Ritmo


papai pode

dalai lama

(para perceber todo o seu efeito coativo, repetir algumas vezes a leitura em voz alta dos dois versos, marcando uma pequena pausa entre eles)

O que nos engata no mecanismo destes dois versos, como uma engrenagem na outra, é essa espécie de mímica do espírito, empatia de movimento, mimetismo da forma, à qual não só a rima, mas também o ritmo nos impele. Esses dois versos de rima só interna, de sentido totalmente desconexo, engatam-se um no outro, e nos carregam nesse engate, apenas pelo ritmo. Dessa forma, o ritmo nos subjuga. Pode ser até que nos acalme, divirta; de todo modo, o ritmo nos afeta.
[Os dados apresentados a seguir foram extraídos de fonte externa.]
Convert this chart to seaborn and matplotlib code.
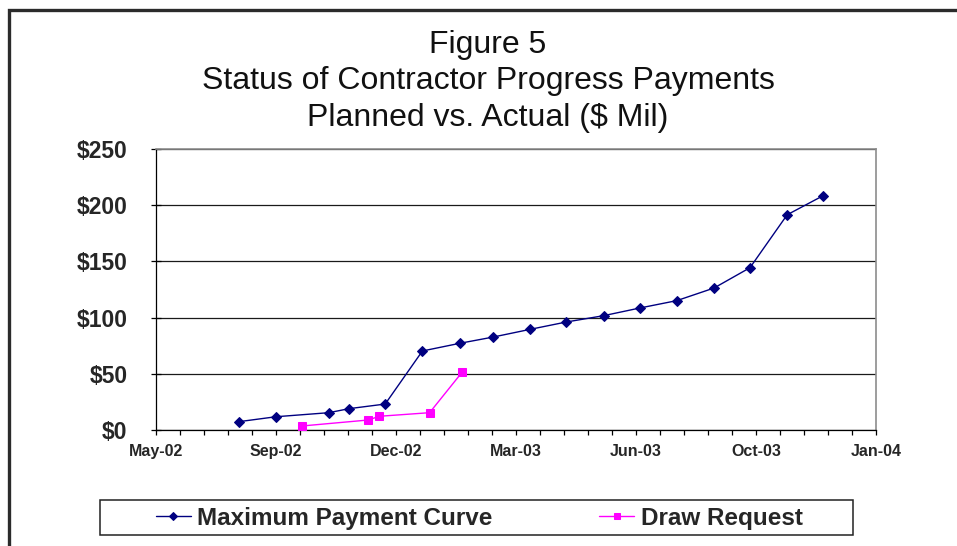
import numpy as np
import pandas as pd
import matplotlib
matplotlib.use("Agg")
import matplotlib.pyplot as plt
import matplotlib.dates as mdates
from matplotlib import font_manager
from matplotlib.patches import Rectangle
import seaborn as sns

# ---------------- data ----------------
title_lines = ["Figure 5", "Status of Contractor Progress Payments", "Planned vs. Actual ($ Mil)"]

plan_label = "Maximum Payment Curve"
plan_dates = ["2002-08-01", "2002-09-01", "2002-10-15", "2002-11-01", "2002-12-01",
              "2003-01-01", "2003-02-01", "2003-03-01", "2003-04-01", "2003-05-01",
              "2003-06-01", "2003-07-01", "2003-08-01", "2003-09-01", "2003-10-01",
              "2003-11-01", "2003-12-01"]
plan_values = [7.4, 11.8, 15.4, 19.0, 23.1, 70.3, 77.1, 82.7, 89.6, 96.1,
               101.7, 108.5, 115.1, 126.3, 144.4, 191.5, 208.5]

draw_label = "Draw Request"
draw_dates = ["2002-09-23", "2002-11-17", "2002-11-26", "2003-01-07", "2003-02-03"]
draw_values = [3.6, 8.9, 12.2, 15.4, 51.3]

y_ticks = [0, 50, 100, 150, 200, 250]
y_tick_labels = ["$0", "$50", "$100", "$150", "$200", "$250"]

x_start = "2002-05-24"   # Excel serial 37400
x_end = "2004-01-14"     # Excel serial 38000
x_major_days = 100
x_minor_days = 20

# ---------------- style ----------------
sns.set_style("white")
plt.rcParams["font.family"] = ["Liberation Sans", "DejaVu Sans"]

names = {f.name for f in font_manager.fontManager.ttflist}
if "Liberation Sans Narrow" in names:
    title_family = ["Liberation Sans Narrow", "Liberation Sans"]
    title_size = 27
else:
    title_family = ["Liberation Sans", "DejaVu Sans"]
    title_size = 23

W, H = 957, 546
fig = plt.figure(figsize=(W / 100, H / 100), dpi=100)
fig.patch.set_facecolor("white")

def px_rect(l, t, r, b):
    return [l / W, (H - b) / H, (r - l) / W, (b - t) / H]

ax = fig.add_axes(px_rect(156, 149, 876, 430))

plan_df = pd.DataFrame({"date": pd.to_datetime(plan_dates), "value": plan_values, "series": plan_label})
draw_df = pd.DataFrame({"date": pd.to_datetime(draw_dates), "value": draw_values, "series": draw_label})

sns.lineplot(data=plan_df, x="date", y="value", ax=ax, color="#000080", marker="D",
             markersize=5.2, markeredgecolor="#000080", linewidth=1.0, label=plan_label,
             estimator=None, zorder=4)
sns.lineplot(data=draw_df, x="date", y="value", ax=ax, color="#FF00FF", marker="s",
             markersize=6.0, markeredgecolor="#FF00FF", linewidth=1.0, label=draw_label,
             estimator=None, zorder=4)

# axes limits and ticks
x0 = pd.Timestamp(x_start)
x1 = pd.Timestamp(x_end)
ax.set_xlim(x0, x1)
ax.set_ylim(y_ticks[0], y_ticks[-1])

major = [x0 + pd.Timedelta(days=d) for d in range(0, (x1 - x0).days + 1, x_major_days)]
minor = [x0 + pd.Timedelta(days=d) for d in range(0, (x1 - x0).days + 1, x_minor_days)]
ax.set_xticks(major)
ax.set_xticks(minor, minor=True)
ax.xaxis.set_major_formatter(mdates.DateFormatter("%b-%y"))

ax.set_yticks(y_ticks)
ax.set_yticklabels(y_tick_labels)

ax.tick_params(axis="y", which="major", direction="inout", length=7.2, width=0.9,
               color="black", pad=17, labelsize=16.5)
ax.tick_params(axis="x", which="major", direction="out", length=3.8, width=0.9,
               color="black", pad=6.5, labelsize=11.5)
ax.tick_params(axis="x", which="minor", direction="out", length=3.4, width=0.9, color="black")
ax.tick_params(axis="x", which="minor", bottom=True)
ax.tick_params(axis="x", which="major", bottom=True)
ax.tick_params(axis="y", which="major", left=True)
for lab in ax.get_xticklabels() + ax.get_yticklabels():
    lab.set_fontweight("bold")

ax.set_xlabel("")
ax.set_ylabel("")

# grid (horizontal only)
ax.yaxis.grid(True, color="#1a1a1a", linewidth=0.9)
ax.xaxis.grid(False)
ax.set_axisbelow(True)

for side in ["left", "bottom"]:
    ax.spines[side].set_color("black")
    ax.spines[side].set_linewidth(0.9)
for side in ["top", "right"]:
    ax.spines[side].set_color("#8c8c8c")
    ax.spines[side].set_linewidth(1.2)

# legend (frameless, with separate box)
handles, labels = ax.get_legend_handles_labels()
ax.get_legend().remove()
leg = fig.legend(handles, labels, loc="center",
                 bbox_to_anchor=(479 / W, (H - 518) / H), ncol=2, frameon=False,
                 prop={"weight": "bold", "size": 17.5}, handlelength=1.45,
                 handletextpad=0.25, columnspacing=4.4, markerscale=0.8)
fig.patches.append(Rectangle((100 / W, (H - 535) / H), 753 / W, 35 / H,
                             transform=fig.transFigure, fill=False,
                             edgecolor="#222222", linewidth=1.1))

# outer chart border (extends beyond the right/bottom edges)
fig.patches.append(Rectangle((9 / W, -10 / H), (W + 20) / W, (H - 10 + 10) / H,
                             transform=fig.transFigure, fill=False,
                             edgecolor="#2b2b2b", linewidth=2.4))

# title lines
baselines = [53, 89, 126]
for txt, yb in zip(title_lines, baselines):
    fig.text(488 / W, (H - yb) / H, txt, ha="center", va="baseline",
             fontsize=title_size, family=title_family, color="#111111")

fig.savefig("out.png", dpi=100, facecolor="white")
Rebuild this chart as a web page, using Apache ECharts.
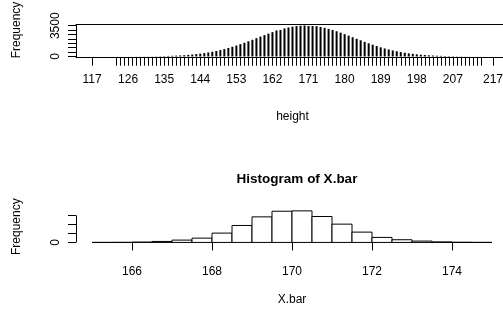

Por isso diz Nietzsche que "o ritmo é uma coação"*; e Ricardo Reis que, devido ao ritmo, a poesia é mais disciplinada que a prosa, mais disciplinadora**. Nisso, o ritmo talvez seja superior ao sentido, e com certeza o é à rima. Sentido, rima e ritmo, três elementos da poesia, três operadores de nossa adesão ao texto, à fala e ao real, três agenciadores de nosso assujeitamento ao mundo.

(*) NIETZSCHE, Friedrich. A gaia ciência. Trad. Paulo César Lima de Souza. São Paulo: Companhia das Letras, 2002 [1882]. #84, Da origem da poesia.
(**) PESSOA, Fernando. Obra poética. 3 ed. Rio de Janeiro: Nova Aguilar, 2005. Pp. 297-298.